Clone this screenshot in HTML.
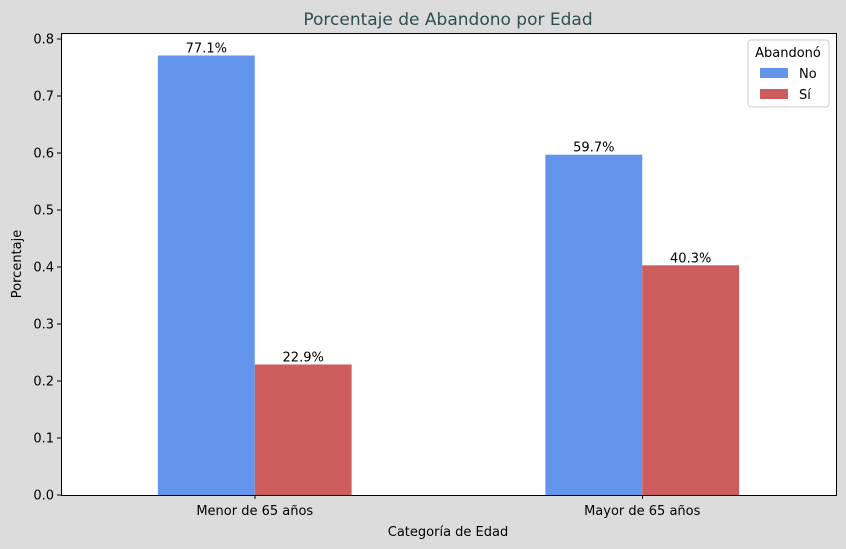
<!DOCTYPE html>
<html><head><meta charset="utf-8"><style>
html,body{margin:0;padding:0;overflow:hidden;background:#dcdcdc;font-family:"Liberation Sans","DejaVu Sans",sans-serif;}
svg{display:block;}
svg text{font-family:"DejaVu Sans","Liberation Sans",sans-serif;}
</style></head><body>
<svg id="chart" width="846" height="549">
<rect width="846" height="549" fill="#dcdcdc"/>
<text x="448" y="25" text-anchor="middle" font-size="17" fill="#2f4f4f">Porcentaje de Abandono por Edad</text>
<rect x="61" y="33" width="775" height="462" fill="#fff"/>
<g id="bars"></g>
<g id="yaxis"></g>
<g id="xaxis"></g>
<rect x="61.5" y="33.5" width="775" height="462" fill="none" stroke="#000" stroke-width="1" shape-rendering="crispEdges"/>
<text x="21" y="264" text-anchor="middle" font-size="13" transform="rotate(-90 21 264)">Porcentaje</text>
<text x="448" y="536" text-anchor="middle" font-size="13">Categoría de Edad</text>
<g>
<rect x="748" y="40" width="81" height="67" rx="3" fill="#fff" stroke="#ccc"/>
<text x="788" y="57" text-anchor="middle" font-size="13">Abandonó</text>
<rect x="760" y="68" width="28" height="10" fill="#6495ed"/>
<text x="799" y="78" font-size="13">No</text>
<rect x="760" y="89" width="28" height="10" fill="#cd5c5c"/>
<text x="799" y="99" font-size="13">Sí</text>
</g>
</svg>
<script>
const categories=["Menor de 65 años","Mayor de 65 años"];
const seriesNo=[0.771,0.597];
const seriesSi=[0.229,0.403];
const yTicks=[0,0.1,0.2,0.3,0.4,0.5,0.6,0.7,0.8];
const ns="http://www.w3.org/2000/svg";
const L=61,R=836,T=33,B=495,yMax=0.8105;
function y(v){return B-(v/yMax)*(B-T);}
function x(i){return L+(i+0.5)/2*(R-L);}
const bw=(R-L)/2*0.5/2;
function mk(t,a,p){const e=document.createElementNS(ns,t);for(const k in a)e.setAttribute(k,a[k]);p.appendChild(e);return e;}
const bars=document.getElementById('bars');
[[seriesNo,"#6495ed",-1,"no"],[seriesSi,"#cd5c5c",0,"si"]].forEach(([s,c,off,n])=>{
s.forEach((v,i)=>{
const bx=x(i)+off*bw;
const r=mk('rect',{x:bx,y:y(v),width:bw,height:B-y(v),fill:c},bars);


const t=mk('text',{x:bx+bw/2,y:y(v)-3,'text-anchor':'middle','font-size':13},bars);
t.textContent=(v*100).toFixed(1)+'%';


});});
const ya=document.getElementById('yaxis');
yTicks.forEach(v=>{
const l=mk('line',{x1:L-4,x2:L,y1:y(v),y2:y(v),stroke:'#000','shape-rendering':'crispEdges'},ya);


const t=mk('text',{x:L-7,y:y(v)+4.5,'text-anchor':'end','font-size':13},ya);
t.textContent=v.toFixed(1);


});
const xa=document.getElementById('xaxis');
categories.forEach((c,i)=>{
const l=mk('line',{x1:x(i),x2:x(i),y1:B,y2:B+4,stroke:'#000','shape-rendering':'crispEdges'},xa);


const t=mk('text',{x:x(i),y:B+20,'text-anchor':'middle','font-size':13},xa);
t.textContent=c;


});
</script>
</body></html>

☆ ☆ ☆ ☆

WHAT YOU NEED TO DO »
Make an exact copy of the data, leaving its pictures out.

ANSWER »
Clone this screenshot in HTML.
<!DOCTYPE html>
<html><head><meta charset="utf-8"><style>
html,body{margin:0;padding:0;overflow:hidden;background:#dcdcdc;font-family:"Liberation Sans","DejaVu Sans",sans-serif;}
svg{display:block;}
svg text{font-family:"DejaVu Sans","Liberation Sans",sans-serif;}
</style></head><body>
<svg id="chart" width="846" height="549">
<rect width="846" height="549" fill="#dcdcdc"/>
<text x="448" y="25" text-anchor="middle" font-size="17" fill="#2f4f4f">Porcentaje de Abandono por Edad</text>
<rect x="61" y="33" width="775" height="462" fill="#fff"/>
<g id="bars"></g>
<g id="yaxis"></g>
<g id="xaxis"></g>
<rect x="61.5" y="33.5" width="775" height="462" fill="none" stroke="#000" stroke-width="1" shape-rendering="crispEdges"/>
<text x="21" y="264" text-anchor="middle" font-size="13" transform="rotate(-90 21 264)">Porcentaje</text>
<text x="448" y="536" text-anchor="middle" font-size="13">Categoría de Edad</text>
<g>
<rect x="748" y="40" width="81" height="67" rx="3" fill="#fff" stroke="#ccc"/>
<text x="788" y="57" text-anchor="middle" font-size="13">Abandonó</text>
<rect x="760" y="68" width="28" height="10" fill="#6495ed"/>
<text x="799" y="78" font-size="13">No</text>
<rect x="760" y="89" width="28" height="10" fill="#cd5c5c"/>
<text x="799" y="99" font-size="13">Sí</text>
</g>
</svg>
<script>
const categories=["Menor de 65 años","Mayor de 65 años"];
const seriesNo=[0.771,0.597];
const seriesSi=[0.229,0.403];
const yTicks=[0,0.1,0.2,0.3,0.4,0.5,0.6,0.7,0.8];
const ns="http://www.w3.org/2000/svg";
const L=61,R=836,T=33,B=495,yMax=0.8105;
function y(v){return B-(v/yMax)*(B-T);}
function x(i){return L+(i+0.5)/2*(R-L);}
const bw=(R-L)/2*0.5/2;
function mk(t,a,p){const e=document.createElementNS(ns,t);for(const k in a)e.setAttribute(k,a[k]);p.appendChild(e);return e;}
const bars=document.getElementById('bars');
[[seriesNo,"#6495ed",-1,"no"],[seriesSi,"#cd5c5c",0,"si"]].forEach(([s,c,off,n])=>{
s.forEach((v,i)=>{
const bx=x(i)+off*bw;
const r=mk('rect',{x:bx,y:y(v),width:bw,height:B-y(v),fill:c},bars);


const t=mk('text',{x:bx+bw/2,y:y(v)-3,'text-anchor':'middle','font-size':13},bars);
t.textContent=(v*100).toFixed(1)+'%';


});});
const ya=document.getElementById('yaxis');
yTicks.forEach(v=>{
const l=mk('line',{x1:L-4,x2:L,y1:y(v),y2:y(v),stroke:'#000','shape-rendering':'crispEdges'},ya);


const t=mk('text',{x:L-7,y:y(v)+4.5,'text-anchor':'end','font-size':13},ya);
t.textContent=v.toFixed(1);


});
const xa=document.getElementById('xaxis');
categories.forEach((c,i)=>{
const l=mk('line',{x1:x(i),x2:x(i),y1:B,y2:B+4,stroke:'#000','shape-rendering':'crispEdges'},xa);


const t=mk('text',{x:x(i),y:B+20,'text-anchor':'middle','font-size':13},xa);
t.textContent=c;


});
</script>
</body></html>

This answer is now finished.